Minnesota: Worker denied restroom break sues Electrolux

By Mike Stapleton
17 March 2014

A Minnesota woman is suing her employer, Electrolux Home Products, over events connected to a denial of a restroom break that caused her to urinate in a box while on the assembly line. Her lawsuit is just one example of the relentless drive by the capitalist class to extract ever-greater production from its workers.

Lily Prince is a 51-year-old woman from Cold Spring, Minnesota, who works at Electrolux’s St. Cloud factory making steel liners for freezers. Prior surgeries have left her intestines smaller than usual and resulted in her having to use the restroom frequently. On August 2, 2012, at 12:45 p.m., Prince asked her assembly line leader to cover her so that she could go to the bathroom, but was denied. She asked again at 1 p.m., and her lead told her that “he didn’t have time to give me a bathroom break,” according to an interview Prince gave to the StarTribune.

At 1:15 p.m., Prince saw her manager head toward the break room. She explained that “I assumed he was totally dismissing me, and wasn’t going to give me a bathroom break. I got panicky and I didn’t know what to do and I didn’t want to pee in my pants at work.” As a result, at 1:25 p.m., she put a plastic bag in an empty box, walked to a garbage can near the assembly line, and urinated into the box. Electrolux fired her the next day for a “health and safety violation.”

Prince was unemployed for the next 11 months, struggling to make ends meet and living in a trailer park, before an arbitrator ruled that Electrolux wrongly fired her. She now works the third shift and does not have restrictions on bathroom breaks. She is suing for back wages and discrimination. Her lawsuit alleges that other workers at the St. Cloud plant have been denied restroom breaks, and refers specifically to a different woman at the plant who relieved herself in a bucket after being denied a break.

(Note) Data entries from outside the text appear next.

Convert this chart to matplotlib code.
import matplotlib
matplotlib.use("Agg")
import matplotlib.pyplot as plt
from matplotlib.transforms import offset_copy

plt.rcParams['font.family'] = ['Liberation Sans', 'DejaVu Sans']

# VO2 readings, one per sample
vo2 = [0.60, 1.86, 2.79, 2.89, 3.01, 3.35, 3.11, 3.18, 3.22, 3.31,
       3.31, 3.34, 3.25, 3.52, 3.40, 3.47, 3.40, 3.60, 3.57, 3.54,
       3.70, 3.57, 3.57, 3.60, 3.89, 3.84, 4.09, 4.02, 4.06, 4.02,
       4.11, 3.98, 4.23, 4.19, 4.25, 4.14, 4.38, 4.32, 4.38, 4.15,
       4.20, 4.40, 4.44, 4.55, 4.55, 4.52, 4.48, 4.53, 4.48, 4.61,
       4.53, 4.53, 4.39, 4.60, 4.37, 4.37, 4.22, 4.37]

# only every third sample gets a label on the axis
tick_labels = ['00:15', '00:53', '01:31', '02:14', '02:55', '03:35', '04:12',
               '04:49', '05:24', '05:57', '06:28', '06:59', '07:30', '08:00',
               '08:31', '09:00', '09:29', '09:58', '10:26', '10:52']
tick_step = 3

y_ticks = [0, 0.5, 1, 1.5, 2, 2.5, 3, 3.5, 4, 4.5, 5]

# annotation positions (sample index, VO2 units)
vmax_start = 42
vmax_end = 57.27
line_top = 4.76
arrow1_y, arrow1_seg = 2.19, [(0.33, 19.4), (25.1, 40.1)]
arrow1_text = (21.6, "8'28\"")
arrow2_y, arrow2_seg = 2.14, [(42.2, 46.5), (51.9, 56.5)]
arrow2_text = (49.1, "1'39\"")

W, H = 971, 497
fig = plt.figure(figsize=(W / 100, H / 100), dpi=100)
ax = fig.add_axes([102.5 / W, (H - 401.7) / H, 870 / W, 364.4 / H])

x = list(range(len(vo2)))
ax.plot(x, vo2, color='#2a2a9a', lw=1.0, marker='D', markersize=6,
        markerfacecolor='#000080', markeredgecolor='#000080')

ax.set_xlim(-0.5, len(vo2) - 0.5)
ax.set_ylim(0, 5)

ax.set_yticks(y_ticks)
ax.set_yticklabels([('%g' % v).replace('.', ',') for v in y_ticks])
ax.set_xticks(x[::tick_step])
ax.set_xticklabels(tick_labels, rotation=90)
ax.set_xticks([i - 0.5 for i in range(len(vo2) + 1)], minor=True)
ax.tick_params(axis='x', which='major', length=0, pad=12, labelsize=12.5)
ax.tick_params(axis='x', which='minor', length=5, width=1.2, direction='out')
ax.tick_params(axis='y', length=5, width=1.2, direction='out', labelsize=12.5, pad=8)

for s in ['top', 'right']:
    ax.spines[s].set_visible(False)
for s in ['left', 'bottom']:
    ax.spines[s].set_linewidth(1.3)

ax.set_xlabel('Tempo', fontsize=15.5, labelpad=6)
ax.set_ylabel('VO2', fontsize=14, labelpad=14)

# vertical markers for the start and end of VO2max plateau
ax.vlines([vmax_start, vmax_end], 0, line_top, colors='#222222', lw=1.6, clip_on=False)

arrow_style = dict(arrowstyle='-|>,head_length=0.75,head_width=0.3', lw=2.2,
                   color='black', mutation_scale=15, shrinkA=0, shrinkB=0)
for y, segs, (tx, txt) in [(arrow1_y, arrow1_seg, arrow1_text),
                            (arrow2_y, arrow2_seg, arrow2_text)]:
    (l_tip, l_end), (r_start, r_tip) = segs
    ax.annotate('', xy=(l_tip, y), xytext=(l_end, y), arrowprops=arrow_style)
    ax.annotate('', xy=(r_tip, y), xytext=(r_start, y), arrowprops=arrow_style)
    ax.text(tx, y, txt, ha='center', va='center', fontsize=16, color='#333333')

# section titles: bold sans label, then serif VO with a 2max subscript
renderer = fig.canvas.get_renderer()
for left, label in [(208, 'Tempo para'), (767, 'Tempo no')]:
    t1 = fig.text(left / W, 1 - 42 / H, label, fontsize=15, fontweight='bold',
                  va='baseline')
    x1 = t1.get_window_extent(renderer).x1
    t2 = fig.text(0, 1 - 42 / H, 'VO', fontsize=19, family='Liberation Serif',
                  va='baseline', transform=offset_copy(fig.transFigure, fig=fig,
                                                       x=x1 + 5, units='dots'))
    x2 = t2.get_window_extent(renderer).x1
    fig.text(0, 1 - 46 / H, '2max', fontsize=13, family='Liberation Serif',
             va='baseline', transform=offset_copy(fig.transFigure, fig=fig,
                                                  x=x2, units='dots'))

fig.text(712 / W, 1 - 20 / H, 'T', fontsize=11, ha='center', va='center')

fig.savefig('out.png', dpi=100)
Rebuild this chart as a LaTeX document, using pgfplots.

Electrolux, a Swedish company, is the second largest household appliance manufacturer, by revenue, in the world. In 2011, its revenues exceeded $100 billion, and its profits were $2.64 billion. Figures from the same year show that it employed more than 50,000 people. The company has resolved several complaints over the last decade at its St. Cloud plant that it does not allow sufficient breaks for its Muslim workers to observe their religious duties.

In recent years, Electrolux has taken advantage of its ability to manufacture globally to drive down labor costs. In 2004, it moved part of its production in St. Cloud to China. In 2011, 1,300 workers in l’Assomption, Quebec, lost their jobs when Electrolux shifted operations from there to Memphis, Tennessee, where it could pay workers one-third less. It is currently threatening to move Italian operations to Poland unless workers agree to drastic cuts in wages and benefits. Workers at the plant in St. Cloud are represented by the International Association of Machinists, which has no such international strategy to protect workers.

Prince’s lawsuit is not alone in Minnesota. On February 28, 2014, Chia Tasah filed a lawsuit against Fairview Southdale Hospital alleging that his employer denied him additional bathroom breaks needed because of diabetic medications he takes. Two complaints were filed with the Department of Labor and Industry in 2013 specifically citing bathroom breaks. In 2008, a Minnesota judge determined, as part of a class action lawsuit, that there were 1.5 million shortened or missed rest breaks at Walmarts and Sam’s Clubs from 1998 to 2004. His findings noted that one employee suffered “the humiliating experience of soiling herself while at work because she was not permitted to use the restroom.”

The denial of bathroom breaks is part of the never-ending drive to increase worker productivity. The Bureau of Labor Statistics (BLS) recently reported that nonfarm labor productivity increased by a 1.8 percent annual rate during the fourth quarter of 2013, which follows a 1.3 percent increase from the fourth quarter of 2012 to the fourth quarter of 2013. Productivity in manufacturing increased 5.2 percent from 2000 to 2011 according to the BLS. A 2013 release by the Economic Policy Institute (EPI) showed that productivity for production/nonsupervisory workers increased 240.9 percent between 1948 and 2012.

Worker compensation has not seen any comparable increase. The same EPI report showed that real hourly compensation only increased 107.8 percent during the same 1948-2012 period, with almost all of those gains occurring between 1948 and 1972. Other recent reports have noted that 95 percent of all income gains from 2009 to 2012 went to the top 1 percent.